The story of Nik Worth, nearly 50, a former rock 'n' roll wunderkind who dropped out of sight but continued to make music, "Stone Arabia" is a novel of obsession — although whose obsession is not always clear. There's Nik but also his sister Denise, who narrates much of the book and offers a necessary counterpoint to his interior fantasies, as well as their mother, a septuagenarian in the midstages of dementia, sloughing off the stuff of personality like so many desiccated skins.
"Pay attention to this," Denise reminds herself as she embraces the older woman. "Hug tight, this could be one of the last hugs." It is her sense of tenuousness, her belief that the best we can hope for is a temporary respite from the loss of living, that underlies the novel, investing even the most mundane gestures with a tragic inevitability. As Denise observes of her mother: "I grew accustomed to the idea that things would not improve and at some point I hoped to grow accustomed to the idea that they would not even maintain."
The same is true of Nik, who also relies on Denise to prop up his sense of self. For 25 years, he has been making records on a four-track in a garage studio, creating covers and label art, and sending them to his sister and some friends. At the same time, he has developed a self-referential narrative called the Chronicles: dozens of scrapbooks filled with clippings, articles, reviews. That none of these artifacts are, strictly speaking, real is beside the point — or, more accurately, it is the point, the point at which fantasy and reality merge.

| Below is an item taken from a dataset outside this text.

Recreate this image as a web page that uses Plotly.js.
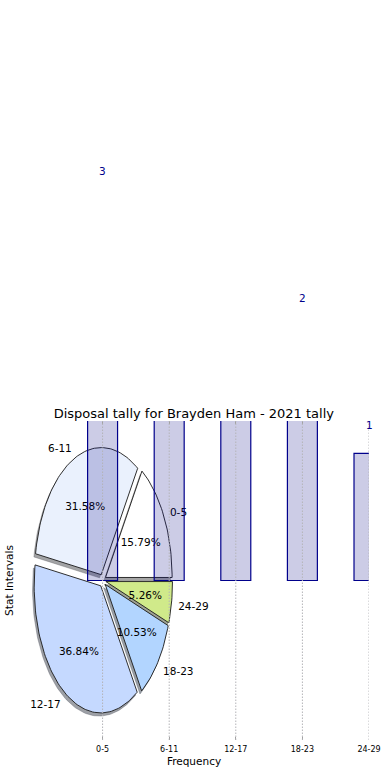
<!DOCTYPE html>
<html><head><meta charset="utf-8">
<script src="https://cdn.plot.ly/plotly-3.0.1.min.js"></script>
<style>html,body{margin:0;padding:0;background:#fff}</style>
</head><body><div id="chart" style="width:390px;height:780px"></div>
<script>
const categories = ['0-5', '6-11', '12-17', '18-23', '24-29'];
const tallies = [3, 6, 7, 2, 1];
const sliceColors = ['#ffffff', '#eaf1fd', '#c5d9ff', '#b2d5ff', '#d0ea8a'];
const explode = [0.05, 0.05, 0.05, 0.05, 0.05];
const chartTitle = 'Disposal tally for Brayden Ham - 2021 tally';
const xTitle = 'Frequency';
const yTitle = 'Stat Intervals';

const FONT = 'DejaVu Sans, Liberation Sans, sans-serif';
const TEXT_DY = -0.02; // small baseline nudge for text centring
const total = tallies.reduce((a, b) => a + b, 0);
const idx = categories.map((c, i) => i);

function shade(hex) {
  const r = parseInt(hex.slice(1, 3), 16), g = parseInt(hex.slice(3, 5), 16), b = parseInt(hex.slice(5, 7), 16);
  return 'rgba(' + Math.round(r * 0.3) + ',' + Math.round(g * 0.3) + ',' + Math.round(b * 0.3) + ',0.5)';
}

const shadowTraces = [], wedgeTraces = [];
const lblX = [], lblY = [], lblPos = [], pctX = [], pctY = [], pctText = [];
let acc = 0;
tallies.forEach((v, i) => {
  const frac = v / total;
  const a0 = acc * 2 * Math.PI, a1 = (acc + frac) * 2 * Math.PI;
  acc += frac;
  const mid = (a0 + a1) / 2;
  const cx = explode[i] * Math.cos(mid), cy = explode[i] * Math.sin(mid);
  const xs = [cx], ys = [cy];
  const n = Math.max(4, Math.ceil((a1 - a0) / (Math.PI / 120)));
  for (let k = 0; k <= n; k++) {
    const a = a0 + (a1 - a0) * k / n;
    xs.push(cx + Math.cos(a)); ys.push(cy + Math.sin(a));
  }
  xs.push(cx); ys.push(cy);
  shadowTraces.push({
    type: 'scatter', mode: 'lines', x: xs.map(x => x - 0.025), y: ys.map(y => y - 0.025),
    fill: 'toself', fillcolor: shade(sliceColors[i]),
    line: {width: 0.6, color: shade(sliceColors[i])}, hoverinfo: 'skip', showlegend: false
  });
  wedgeTraces.push({
    type: 'scatter', mode: 'lines', x: xs, y: ys, fill: 'toself', fillcolor: sliceColors[i],
    line: {width: 0.9, color: '#1a1a1a'}, hoverinfo: 'skip', showlegend: false
  });
  const lx = cx + 1.1 * Math.cos(mid), ly = cy + 1.1 * Math.sin(mid);
  lblX.push(lx); lblY.push(ly + TEXT_DY); lblPos.push(lx > 0 ? 'middle right' : 'middle left');
  pctX.push(cx + 0.6 * Math.cos(mid)); pctY.push(cy + 0.6 * Math.sin(mid) + TEXT_DY);
  pctText.push((frac * 100).toFixed(2) + '%');
});

const labelTrace = {
  type: 'scatter', mode: 'text', x: lblX, y: lblY, text: categories, textposition: lblPos,
  textfont: {family: FONT, size: 10.5, color: '#000'}, cliponaxis: false, hoverinfo: 'skip', showlegend: false
};
const pctTrace = {
  type: 'scatter', mode: 'text', x: pctX, y: pctY, text: pctText, textposition: 'middle center',
  textfont: {family: FONT, size: 10.5, color: '#000'}, cliponaxis: false, hoverinfo: 'skip', showlegend: false
};

const barTrace = {
  type: 'bar', x: idx, y: tallies, width: 0.45, xaxis: 'x2', yaxis: 'y2',
  marker: {color: 'rgba(0,0,128,0.2)', line: {color: '#00008b', width: 1.2}},
  hoverinfo: 'skip', showlegend: false
};

// bar value labels: anchored on the baseline, text placed at (value + offset) via the y axis
const barLabels = idx.map(i => ({
  xref: 'x2', yref: 'y2', x: i, y: 0, axref: 'pixel', ax: 0, ayref: 'y2', ay: tallies[i] + 0.22,
  text: String(tallies[i]), showarrow: true, arrowcolor: 'rgba(0,0,0,0)', arrowwidth: 0.1, arrowhead: 0,
  standoff: 0, startstandoff: 0, xanchor: 'center', yanchor: 'middle',
  font: {family: FONT, size: 10.5, color: '#00008b'}
}));

const XR = [-1.255, 4], YR = [-1.255, 1.255];
const gridShapes = idx.map(i => ({
  type: 'line', xref: 'x', yref: 'paper', x0: i, x1: i, y0: 0, y1: 1, layer: 'above',
  line: {color: '#b4b4b8', width: 1, dash: '1.5px,1.5px'}
}));

const layout = {
  width: 390, height: 780,
  margin: {l: 19, r: 20.5, t: 420.5, b: 40},
  paper_bgcolor: '#fff', plot_bgcolor: 'rgba(0,0,0,0)',
  font: {family: FONT, color: '#000'},
  title: {text: chartTitle, font: {family: FONT, size: 13, color: '#000'},
          xref: 'container', x: 0.497, xanchor: 'center', yref: 'container', y: 1 - 413 / 780, yanchor: 'middle'},
  xaxis: {range: XR, tickvals: idx, ticktext: categories, showgrid: false, zeroline: false, showline: false,
          ticks: 'inside', ticklen: 3, tickcolor: '#a0a0a0', mirror: 'ticks', ticklabelstandoff: 3,
          tickfont: {family: FONT, size: 8, color: '#000'},
          title: {text: xTitle, font: {family: FONT, size: 10.5, color: '#000'}, standoff: 4}, automargin: false},
  yaxis: {range: YR, showticklabels: false, showgrid: false, zeroline: false, showline: false, ticks: '',
          title: {text: yTitle, font: {family: FONT, size: 10.6, color: '#000'}, standoff: 2}, automargin: false},
  xaxis2: {range: XR, overlaying: 'x', visible: false, showgrid: false, zeroline: false},
  yaxis2: {range: YR, overlaying: 'y', visible: false, showgrid: false, zeroline: false},
  shapes: gridShapes,
  annotations: barLabels,
  showlegend: false
};

Plotly.newPlot('chart', [...shadowTraces, ...wedgeTraces, labelTrace, pctTrace, barTrace], layout,
  {displayModeBar: false, staticPlot: true}).then(gd => {
  // labels whose position falls above the figure are not part of the visible picture
  const fl = gd._fullLayout, ya = fl.yaxis2;
  const upd = {};
  barLabels.forEach((a, i) => {
    const py = fl._size.t + ya.c2p(a.ay);
    if (py < 0) upd['annotations[' + i + '].visible'] = false;
  });
  if (Object.keys(upd).length) return Plotly.relayout(gd, upd);
});
</script></body></html>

"Nik's Chronicles adhered to the facts and then didn't," Denise explains. "When Nik's dog died in real life, his dog died in the Chronicles. But in the Chronicles he got a big funeral and a tribute album. Fans sent thousands of condolence cards. But it wasn't always clear what was conjured. The music for the tribute album for the dog actually exists, as does the cover art for it.… But the fan letters didn't exist. In this way Nik chronicled his years in minute-but-twisted detail."

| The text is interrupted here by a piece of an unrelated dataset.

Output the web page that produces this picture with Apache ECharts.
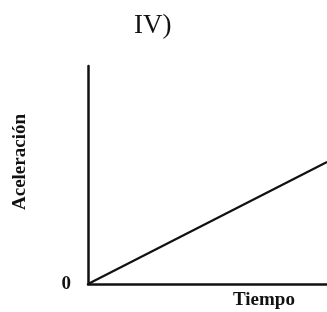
<!DOCTYPE html>
<html>
<head>
<meta charset="utf-8">
<script src="https://cdn.jsdelivr.net/npm/echarts@6/dist/echarts.min.js"></script>
<style>
  html, body { margin: 0; padding: 0; background: #fff; }
  #chart { width: 327px; height: 312px; }
</style>
</head>
<body>
<div id="chart"></div>
<script>
// datos (unidades arbitrarias)
var tiempo = [0, 10];
var aceleracion = [0, 5.6];
var yTicks = ['0'];

var chart = echarts.init(document.getElementById('chart'));

var serie = [];
for (var i = 0; i < tiempo.length; i++) {
  serie.push([tiempo[i], aceleracion[i]]);
}

var fuente = '"Liberation Serif", "DejaVu Serif", serif';

var option = {
  animation: false,
  backgroundColor: '#fff',
  title: {
    text: 'IV)',
    left: 129,
    top: 7,
    textStyle: { fontFamily: fuente, fontSize: 27, fontWeight: 'normal', color: '#111' }
  },
  grid: { left: 88, right: 0, top: 66, bottom: 28 },
  xAxis: {
    type: 'value',
    min: 0,
    max: 10,
    name: 'Tiempo',
    nameLocation: 'end',
    nameGap: -94,
    nameTextStyle: {
      fontFamily: fuente, fontSize: 19, fontWeight: 'bold', color: '#111',
      verticalAlign: 'top', padding: [7, 0, 0, 0]
    },
    axisLine: { lineStyle: { color: '#111', width: 2.5 } },
    axisTick: { show: false },
    axisLabel: { show: false },
    splitLine: { show: false }
  },
  yAxis: {
    type: 'value',
    min: 0,
    max: 10,
    interval: 10,
    name: 'Aceleración',
    nameLocation: 'middle',
    nameGap: 58,
    nameTextStyle: {
      fontFamily: fuente, fontSize: 19, fontWeight: 'bold', color: '#111',
      padding: [0, 0, 0, 26]
    },
    axisLine: { show: true, lineStyle: { color: '#111', width: 2.5 } },
    axisTick: { show: false },
    axisLabel: {
      margin: 17,
      fontFamily: fuente, fontSize: 19, fontWeight: 'bold', color: '#111',
      formatter: function (v) { return v === 0 ? yTicks[0] : ''; }
    },
    splitLine: { show: false }
  },
  series: [{
    type: 'line',
    data: serie,
    symbol: 'none',
    lineStyle: { color: '#111', width: 2.2 }
  }]
};

chart.setOption(option);
</script>
</body>
</html>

Here, Spiotta makes plain the terms of her narrative, which has to do with the way we all chronicle our years in minute-but-twisted detail, rendering and re-rendering our experience until we can get it to cohere. That this is an inherently conditional process makes it no less essential or universal; it just bestows another sort of grace. Nik, after all, is not delusional: He knows the difference between reality and fantasy.
And yet, just look at his reality: middle-aged, awash in booze, cigarettes and other substances ("He wouldn't call it an addiction," Spiotta tells us. "He would call it his consolation"), still possessed of a younger man's charm as it begins to fade. He works as a bartender, has lived in the same studio apartment for more than 20 years. Against such a backdrop, it's no leap to suggest that his life as a fantasy rock star is the very thing that keeps him sane.
If nothing else, this makes for a sharp character study: A portrait of the artist as middle-aged never-was. Yet Spiotta's genius is to recognize that Nik's journey is representative not just for his sister or his mother but for every one of us. The issue is authenticity, which in a society such as this one, saturated with images and trivia, becomes perhaps the most elusive grail.
Denise is a perfect example, fixated on the effluvia of the culture: news feeds, celebrity gossip, terror scares. "This is the thing," she admits, "the shame: my memory is dominated by events external to my actual life. These events, for whatever reason, stick in my mind and become secondhand memories."
On the one hand, Spiotta is drawing a parallel between Denise and Nik, with his invented history, and between both of them and their mother, whose memory has disappeared. But her real point is not to frame a parallel but an opposition, since for Nik, the internal world "was his own exclusive interest now and had been for years." It is imagination that is the driving force here, and if Spiotta's too smart to suggest that it might save us, she does see it as the source of a futile reverence. "No one," she writes, "— not me, certainly — could deny that this was a form of purity."
In the end, "Stone Arabia" is about just this form of purity, the idea that life and meaning are what we make of them, even (or especially) when the connections have broken down. "It wasn't fake; it was real," Nik explains late in the novel. "Imagine being freed from sense and only have to pursue pure sound. Imagine letting go of explanations, or misinterpretations, of commerce and receptions. Imagine doing whatever you want with everything that went before you." This is the aesthetic of Spiotta's novel, and it sounds entirely genuine to me.